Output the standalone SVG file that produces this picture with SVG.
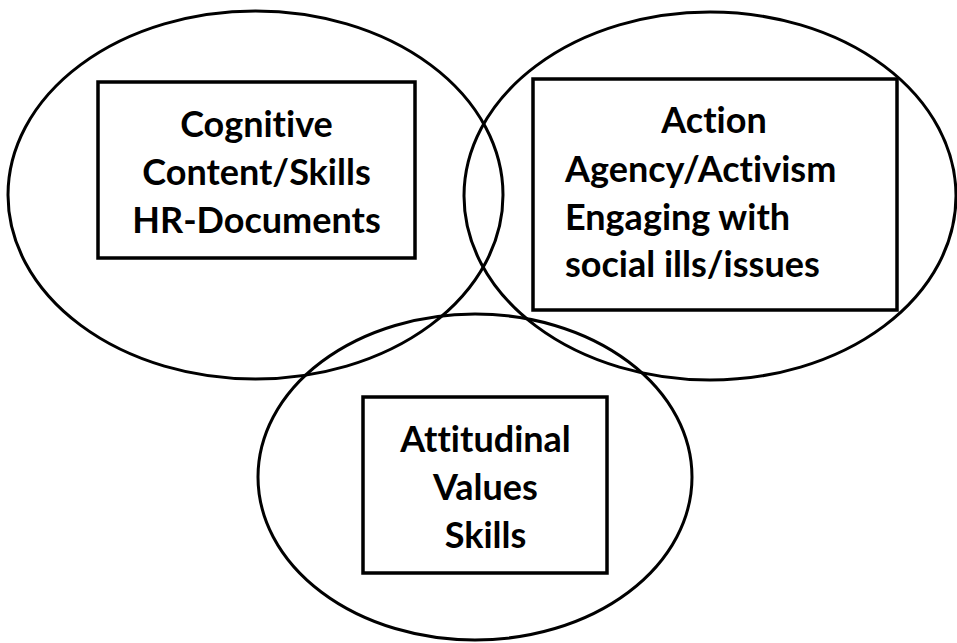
<svg xmlns="http://www.w3.org/2000/svg" width="957" height="643" viewBox="0 0 957 643">
<style>
.ell{fill:none;stroke:#000;stroke-width:3}
.box{fill:none;stroke:#000;stroke-width:3.5}
.t{font-family:Lato,"Liberation Sans",sans-serif;font-weight:bold;font-size:36px;fill:#000;font-variant-ligatures:none;font-feature-settings:"liga" 0,"clig" 0}
.c{text-anchor:middle}
</style>
<rect width="957" height="643" fill="#fff"/>
<g id="cognitive">
<ellipse class="ell" cx="255.5" cy="195" rx="247.5" ry="184"/>
<rect class="box" x="98" y="82" width="317" height="176"/>
<text class="t c" x="256.5" y="137">Cognitive</text>
<text class="t c" x="256.5" y="185">Content/Skills</text>
<text class="t c" x="256.5" y="233">HR-Documents</text>
</g>
<g id="action">
<ellipse class="ell" cx="710" cy="196" rx="246" ry="184"/>
<rect class="box" x="533" y="79" width="364" height="231"/>
<text class="t c" x="714" y="133">Action</text>
<text class="t" x="565" y="182">Agency/Activism</text>
<text class="t" x="565" y="230">Engaging with</text>
<text class="t" x="565" y="277">social ills/issues</text>
</g>
<g id="attitudinal">
<ellipse class="ell" cx="475" cy="477" rx="217" ry="163"/>
<rect class="box" x="363" y="397" width="244" height="176"/>
<text class="t c" x="485.5" y="452">Attitudinal</text>
<text class="t c" x="485.5" y="500">Values</text>
<text class="t c" x="485.5" y="548">Skills</text>
</g>
<g id="connectors"></g>
</svg>
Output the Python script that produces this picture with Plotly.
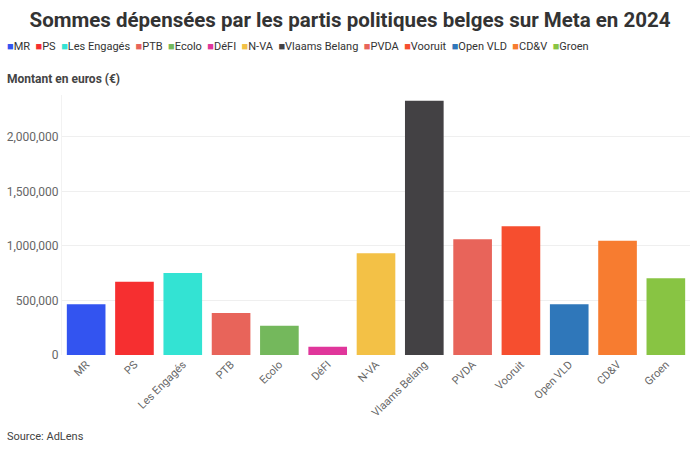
import plotly.graph_objects as go

parties = ["MR", "PS", "Les Engagés", "PTB", "Ecolo", "DéFI", "N-VA", "Vlaams Belang",
           "PVDA", "Vooruit", "Open VLD", "CD&V", "Groen"]
amounts = [465000, 672000, 752000, 385000, 269000, 76000, 933000, 2333000,
           1061000, 1181000, 465000, 1049000, 704000]
colors = ["#3354f0", "#f62f30", "#33e3d3", "#e8645a", "#74b85c", "#e0369b", "#f3c146",
          "#434144", "#e8645a", "#f64e2f", "#2f77ba", "#f77c30", "#88c443"]

title_text = "Sommes dépensées par les partis politiques belges sur Meta en 2024"
y_label = "Montant en euros (€)"
source_text = "Source: AdLens"

fig = go.Figure()
for p, a, c in zip(parties, amounts, colors):
    fig.add_trace(go.Bar(x=[p], y=[a], name=p, marker=dict(color=c, line=dict(width=0)),
                         showlegend=False))

legend_html = "  ".join(
    f"<span style='color:{c}'>■</span><span style='color:#333'>{p}</span>"
    for p, c in zip(parties, colors)
)

L, R, T, B = 62, 10, 95, 95
W, H = 700, 450
pw = W - L - R
ph = H - T - B


def px(x):
    return (x - L) / pw


def py(y):
    return (H - B - y) / ph


fig.update_layout(
    width=W, height=H,
    margin=dict(l=L, r=R, t=T, b=B, autoexpand=False),
    paper_bgcolor="white", plot_bgcolor="white",
    barmode="overlay", bargap=0.2,
    font=dict(family="Roboto, sans-serif", color="#666"),
    title=dict(text=f"<b>{title_text}</b>", x=0.5, xanchor="center", y=0.955, yanchor="middle",
               font=dict(size=20.5, color="#333", family="Roboto, sans-serif")),
    xaxis=dict(tickangle=-45, tickfont=dict(size=11, color="#666"), showgrid=False,
               showline=False, ticks="", automargin=False),
    yaxis=dict(range=[0, 2385000], dtick=500000, tickformat=",", showgrid=True,
               gridcolor="#efefef", zeroline=False, showline=True, linecolor="#f2f2f2",
               tickfont=dict(size=12, color="#666"), ticks="", automargin=False),
    annotations=[
        dict(text=legend_html, x=px(5), y=py(46), xref="paper", yref="paper", showarrow=False,
             xanchor="left", yanchor="middle", font=dict(size=11, color="#333")),
        dict(text=f"<b>{y_label}</b>", x=px(5), y=py(79), xref="paper", yref="paper",
             showarrow=False, xanchor="left", yanchor="middle",
             font=dict(size=12, color="#444")),
        dict(text=source_text, x=px(5), y=py(436), xref="paper", yref="paper",
             showarrow=False, xanchor="left", yanchor="middle",
             font=dict(size=11, color="#444")),
    ],
)

fig.write_html("out.html", config={"displayModeBar": False},
               post_script="document.body.style.margin='0';")
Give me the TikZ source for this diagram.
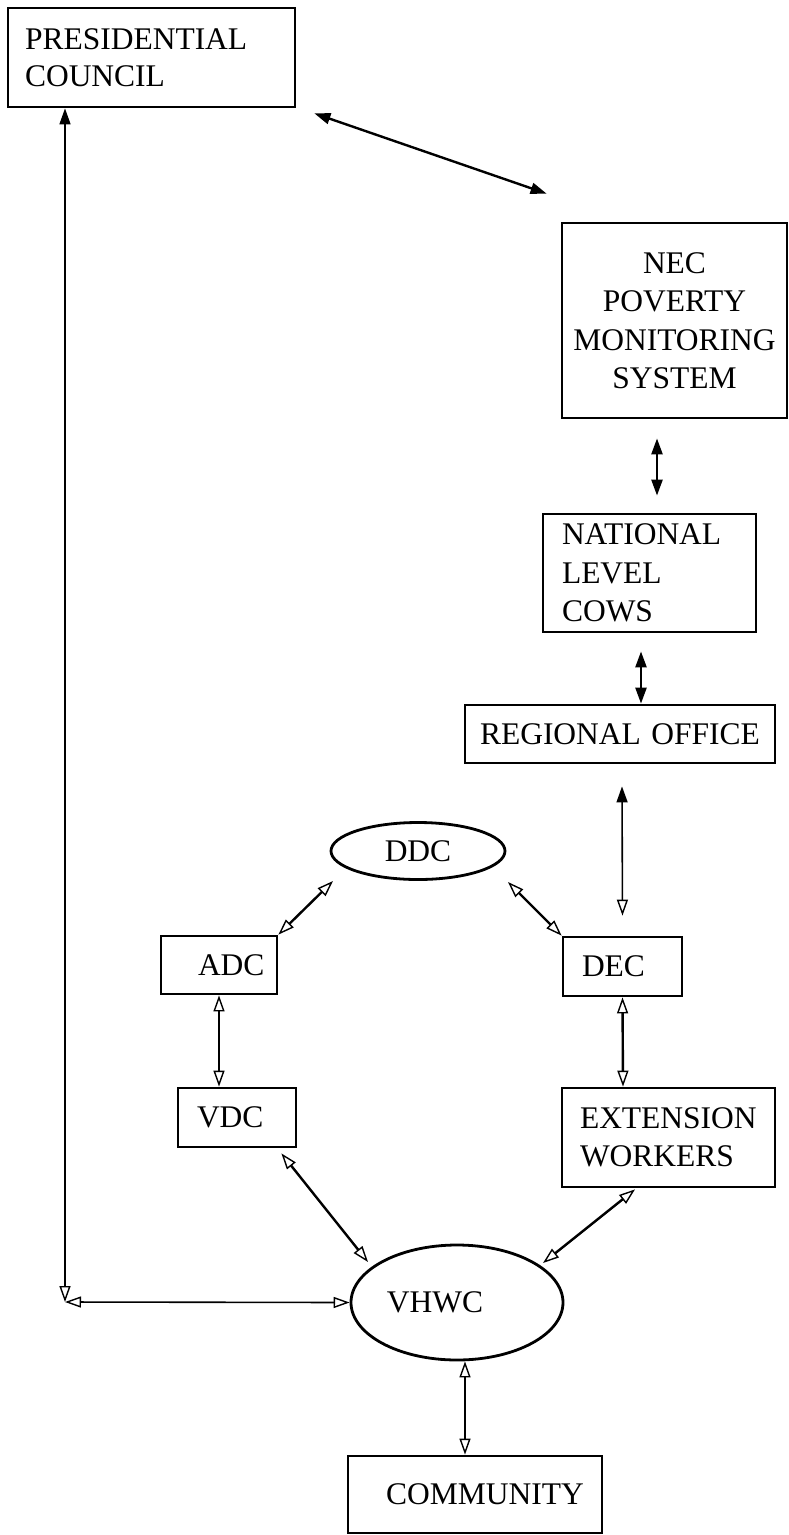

--

→ Task to carry out: Write out each line again precisely as it appears, skipping every picture.

→ Worked answer:
Output the standalone SVG file that produces this picture with SVG.
<svg xmlns="http://www.w3.org/2000/svg" width="957" height="643" viewBox="0 0 957 643">
<style>
.ell{fill:none;stroke:#000;stroke-width:3}
.box{fill:none;stroke:#000;stroke-width:3.5}
.t{font-family:Lato,"Liberation Sans",sans-serif;font-weight:bold;font-size:36px;fill:#000;font-variant-ligatures:none;font-feature-settings:"liga" 0,"clig" 0}
.c{text-anchor:middle}
</style>
<rect width="957" height="643" fill="#fff"/>
<g id="cognitive">
<ellipse class="ell" cx="255.5" cy="195" rx="247.5" ry="184"/>
<rect class="box" x="98" y="82" width="317" height="176"/>
<text class="t c" x="256.5" y="137">Cognitive</text>
<text class="t c" x="256.5" y="185">Content/Skills</text>
<text class="t c" x="256.5" y="233">HR-Documents</text>
</g>
<g id="action">
<ellipse class="ell" cx="710" cy="196" rx="246" ry="184"/>
<rect class="box" x="533" y="79" width="364" height="231"/>
<text class="t c" x="714" y="133">Action</text>
<text class="t" x="565" y="182">Agency/Activism</text>
<text class="t" x="565" y="230">Engaging with</text>
<text class="t" x="565" y="277">social ills/issues</text>
</g>
<g id="attitudinal">
<ellipse class="ell" cx="475" cy="477" rx="217" ry="163"/>
<rect class="box" x="363" y="397" width="244" height="176"/>
<text class="t c" x="485.5" y="452">Attitudinal</text>
<text class="t c" x="485.5" y="500">Values</text>
<text class="t c" x="485.5" y="548">Skills</text>
</g>
<g id="connectors"></g>
</svg>
Output the Python script that produces this picture with Plotly.
import plotly.graph_objects as go

parties = ["MR", "PS", "Les Engagés", "PTB", "Ecolo", "DéFI", "N-VA", "Vlaams Belang",
           "PVDA", "Vooruit", "Open VLD", "CD&V", "Groen"]
amounts = [465000, 672000, 752000, 385000, 269000, 76000, 933000, 2333000,
           1061000, 1181000, 465000, 1049000, 704000]
colors = ["#3354f0", "#f62f30", "#33e3d3", "#e8645a", "#74b85c", "#e0369b", "#f3c146",
          "#434144", "#e8645a", "#f64e2f", "#2f77ba", "#f77c30", "#88c443"]

title_text = "Sommes dépensées par les partis politiques belges sur Meta en 2024"
y_label = "Montant en euros (€)"
source_text = "Source: AdLens"

fig = go.Figure()
for p, a, c in zip(parties, amounts, colors):
    fig.add_trace(go.Bar(x=[p], y=[a], name=p, marker=dict(color=c, line=dict(width=0)),
                         showlegend=False))

legend_html = "  ".join(
    f"<span style='color:{c}'>■</span><span style='color:#333'>{p}</span>"
    for p, c in zip(parties, colors)
)

L, R, T, B = 62, 10, 95, 95
W, H = 700, 450
pw = W - L - R
ph = H - T - B


def px(x):
    return (x - L) / pw


def py(y):
    return (H - B - y) / ph


fig.update_layout(
    width=W, height=H,
    margin=dict(l=L, r=R, t=T, b=B, autoexpand=False),
    paper_bgcolor="white", plot_bgcolor="white",
    barmode="overlay", bargap=0.2,
    font=dict(family="Roboto, sans-serif", color="#666"),
    title=dict(text=f"<b>{title_text}</b>", x=0.5, xanchor="center", y=0.955, yanchor="middle",
               font=dict(size=20.5, color="#333", family="Roboto, sans-serif")),
    xaxis=dict(tickangle=-45, tickfont=dict(size=11, color="#666"), showgrid=False,
               showline=False, ticks="", automargin=False),
    yaxis=dict(range=[0, 2385000], dtick=500000, tickformat=",", showgrid=True,
               gridcolor="#efefef", zeroline=False, showline=True, linecolor="#f2f2f2",
               tickfont=dict(size=12, color="#666"), ticks="", automargin=False),
    annotations=[
        dict(text=legend_html, x=px(5), y=py(46), xref="paper", yref="paper", showarrow=False,
             xanchor="left", yanchor="middle", font=dict(size=11, color="#333")),
        dict(text=f"<b>{y_label}</b>", x=px(5), y=py(79), xref="paper", yref="paper",
             showarrow=False, xanchor="left", yanchor="middle",
             font=dict(size=12, color="#444")),
        dict(text=source_text, x=px(5), y=py(436), xref="paper", yref="paper",
             showarrow=False, xanchor="left", yanchor="middle",
             font=dict(size=11, color="#444")),
    ],
)

fig.write_html("out.html", config={"displayModeBar": False},
               post_script="document.body.style.margin='0';")
Give me the TikZ source for this diagram.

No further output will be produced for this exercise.